Dampak Kebijakan MBG

Program MBG (Makan Bergizi Gratis) menghabiskan >50% dana pendidikan (\~Rp300 triliun). Anak-anak seperti Alya tetap tidak literat, sementara dana untuk literasi digital dan AI sangat terbatas. Akibatnya: generasi muda tidak siap bersaing global, jurang kaya-miskin melebar, dan negara menjadi konsumen pengetahuan asing.

Jika Ketimpangan Dibiarkan

* Generasi Alya akan terus terjajah pengetahuan.
* Ribuan anak lain di desa terpencil akan gagal lulus sekolah, sulit mencari pekerjaan produktif, dan terperangkap kemiskinan.
* Indonesia akan menjadi negara konsumen pengetahuan global, bergantung pada teknologi asing.
* Jurang kaya-miskin melebar: elite digital semakin cerdas & terkoneksi global, kelas pekerja tetap tertinggal.

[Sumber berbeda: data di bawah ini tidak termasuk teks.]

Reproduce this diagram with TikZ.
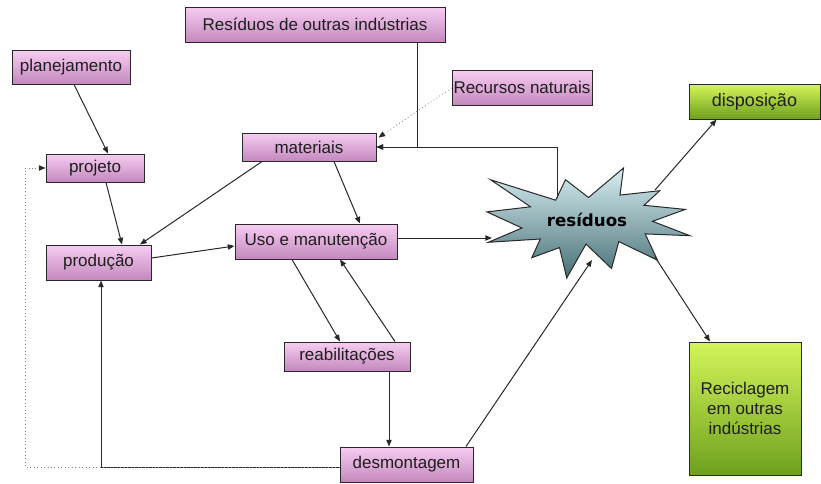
\documentclass[tikz,border=0pt]{standalone}
\usepackage{fontspec}
\setmainfont{Liberation Sans}
\newfontfamily\starfont{DejaVu Sans}
\usetikzlibrary{arrows.meta,calc}
\definecolor{pinktop}{RGB}{247,205,242}
\definecolor{pinkbot}{RGB}{196,136,190}
\definecolor{greentop}{RGB}{212,245,90}
\definecolor{greenbot}{RGB}{110,160,30}
\definecolor{startop}{RGB}{215,238,242}
\definecolor{starbot}{RGB}{72,112,118}
\definecolor{lnc}{RGB}{40,40,40}
\definecolor{txc}{RGB}{30,30,30}
\tikzset{
  box/.style={draw=lnc, line width=0.75pt, inner sep=0pt, text=txc,
    font=\fontsize{12.75}{15}\selectfont},
  pinkbox/.style={box, top color=pinktop, bottom color=pinkbot},
  greenbox/.style={box, top color=greentop, bottom color=greenbot},
  conn/.style={draw=lnc, line width=0.75pt, -{Triangle[length=5pt,width=4pt]}},
  dotconn/.style={draw=gray, line width=0.6pt, dotted, -{Triangle[length=5pt,width=4pt,color=lnc]}},
}
\begin{document}
\begin{tikzpicture}[x=0.75pt,y=-0.75pt]
\useasboundingbox (0,0) rectangle (821,483);
% boxes
\node[pinkbox, minimum width=260*0.75pt, minimum height=35*0.75pt] (rdo) at (315,24.5) {Resíduos de outras indústrias};
\node[pinkbox, minimum width=118*0.75pt, minimum height=34*0.75pt] (plan) at (71,67) {planejamento};
\node[pinkbox, minimum width=98*0.75pt, minimum height=28*0.75pt] (proj) at (95,168) {projeto};
\node[pinkbox, minimum width=134*0.75pt, minimum height=28*0.75pt] (mat) at (309,147) {materiais};
\node[pinkbox, minimum width=140*0.75pt, minimum height=35*0.75pt] (rec) at (522,87.5) {Recursos naturais};
\node[greenbox, minimum width=131*0.75pt, minimum height=35*0.75pt, font=\fontsize{13.5}{15}\selectfont] (disp) at (754.5,101.5) {disposição};
\node[pinkbox, minimum width=105*0.75pt, minimum height=35*0.75pt] (prod) at (98.5,262.5) {produção};
\node[pinkbox, minimum width=162*0.75pt, minimum height=35*0.75pt] (uso) at (316,241.5) {Uso e manutenção};
\node[pinkbox, minimum width=126*0.75pt, minimum height=29*0.75pt] (reab) at (347,356.5) {reabilitações};
\node[pinkbox, minimum width=133*0.75pt, minimum height=35*0.75pt] (desm) at (406.5,464.5) {desmontagem};
\node[greenbox, minimum width=112*0.75pt, minimum height=133*0.75pt, align=center] (recic) at (745,408.5) {Reciclagem\\em outras\\indústrias};
% star
\draw[draw=lnc, line width=0.75pt, top color=startop, bottom color=starbot]
 (588.5,197.5) -- (623.5,168) -- (620.0,195.1) -- (659.7,190.7) -- (644.0,205.3)
 -- (685.3,209.4) -- (652.5,221.3) -- (690,235.7) -- (645.2,233.9) -- (657.5,260.2)
 -- (618.8,241.6) -- (611.5,268.5) -- (586.0,244.1) -- (566.7,278) -- (559.5,247.6)
 -- (531.8,257.7) -- (540.3,239.0) -- (488.3,242.3) -- (522.0,228.0) -- (487,211.9)
 -- (530.5,206.8) -- (490.5,179.7) -- (555.7,200.2) -- (565.5,179.7) -- cycle;
\node[font=\starfont\bfseries\fontsize{12.5}{14}\selectfont, text=black] (res) at (587,220) {resíduos};
\coordinate (resT) at (557,197.5);
\coordinate (resL) at (492,238);
\coordinate (resB) at (592,260);
\coordinate (resNE) at (655,190);
\coordinate (resSE) at (655,257);
\coordinate (loopL) at (25,467);
% connectors
\draw[conn] ($(plan.south)+(3,0)$) -- ($(proj.north)+(13,0)$);
\draw[conn] ($(proj.south)+(11,0)$) -- ($(prod.north)+(23.5,0)$);
\draw[conn] ($(mat.south)+(-47,0)$) -- ($(prod.north)+(41.5,0)$);
\draw[conn] ($(mat.south)+(25,0)$) -- ($(uso.north)+(44,0)$);
\draw[conn] ($(rdo.south)+(102,0)$) |- (mat.east);
\draw[conn] (resT) |- (mat.east);
\draw[dotconn] ($(rec.west)+(0,0.5)$) -- ($(mat.north east)+(2,5)$);
\draw[conn] ($(prod.east)+(0,-4.5)$) -- ($(uso.west)+(0,4.5)$);
\draw[conn] ($(uso.east)+(0,-3.5)$) -- (resL);
\draw[conn] ($(uso.south)+(-24,0)$) -- ($(reab.north)+(-7,0)$);
\draw[conn] ($(reab.north)+(48,0)$) -- ($(uso.south)+(24,0)$);
\draw[conn] ($(reab.south)+(42,0)$) -- ($(desm.north)+(-17.5,0)$);
\draw[conn] ($(desm.west)+(0,2.5)$) -| ($(prod.south)+(2.5,0)$);
\draw[dotconn] ($(desm.west)+(0,2.5)$) -- (loopL) |- (proj.west);
\draw[conn] ($(desm.north)+(59.5,0)$) -- (resB);
\draw[conn] (resNE) -- ($(disp.south)+(-38,0)$);
\draw[conn] (resSE) -- ($(recic.north)+(-35,0)$);
\end{tikzpicture}
\end{document}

Pelajaran dari Negara Lain

* Finlandia: literasi tinggi karena akses merata, guru berkualitas, kurikulum menekankan cara belajar & berpikir kritis.
* India: teknologi ada, tapi ketimpangan literasi membuat sebagian besar penduduk gagal memanfaatkan AI untuk pekerjaan produktif.

Solusi Membalik Situasi

1. Literasi Digital Dasar untuk Semua – pelatihan sejak SD, inklusi anak-anak desa terpencil.
2. Distribusi AI Merata – perangkat & internet ke desa, tutor AI berbasis bahasa lokal.
3. Realokasi Dana Pendidikan – sebagian dana konsumtif dialihkan ke literasi, AI, dan lapangan kerja produktif.
4. Kemitraan Publik-Swasta – menyediakan platform AI, modul pembelajaran, dan pelatihan guru.
5. Monitoring & Evaluasi – ukur literasi dan skill secara berkala agar program efektif.

Hari ini, Alya sudah bisa membaca teks sains dengan lancar, menjawab soal logika, bahkan membuat mini proyek sederhana berkat AI. Ribuan anak lain masih berjuang dalam kesunyian, menunggu kesempatan yang sama. Jika literasi dan akses teknologi tidak merata, jutaan generasi akan kehilangan masa depan mereka.

Kesimpulan:

HUT RI-80 bukan hanya tentang merayakan kemerdekaan politik. Merdeka secara pengetahuan adalah kunci masa depan bangsa. Dengan literasi digital, akses AI merata, dan alokasi dana pendidikan yang tepat, generasi penerus bisa menjadi cerdas, produktif, dan siap bersaing di dunia global—dari desa terpencil hingga kota besar.

—-
Referensi:

1. OECD. Programme for International Student Assessment (PISA) 2022 Results. OECD Publishing, 2023.
2. OECD. Programme for the International Assessment of Adult Competencies (PIAAC) 2019. OECD Publishing, 2020.

- Advertisement -
- Advertisement -

Terbaru!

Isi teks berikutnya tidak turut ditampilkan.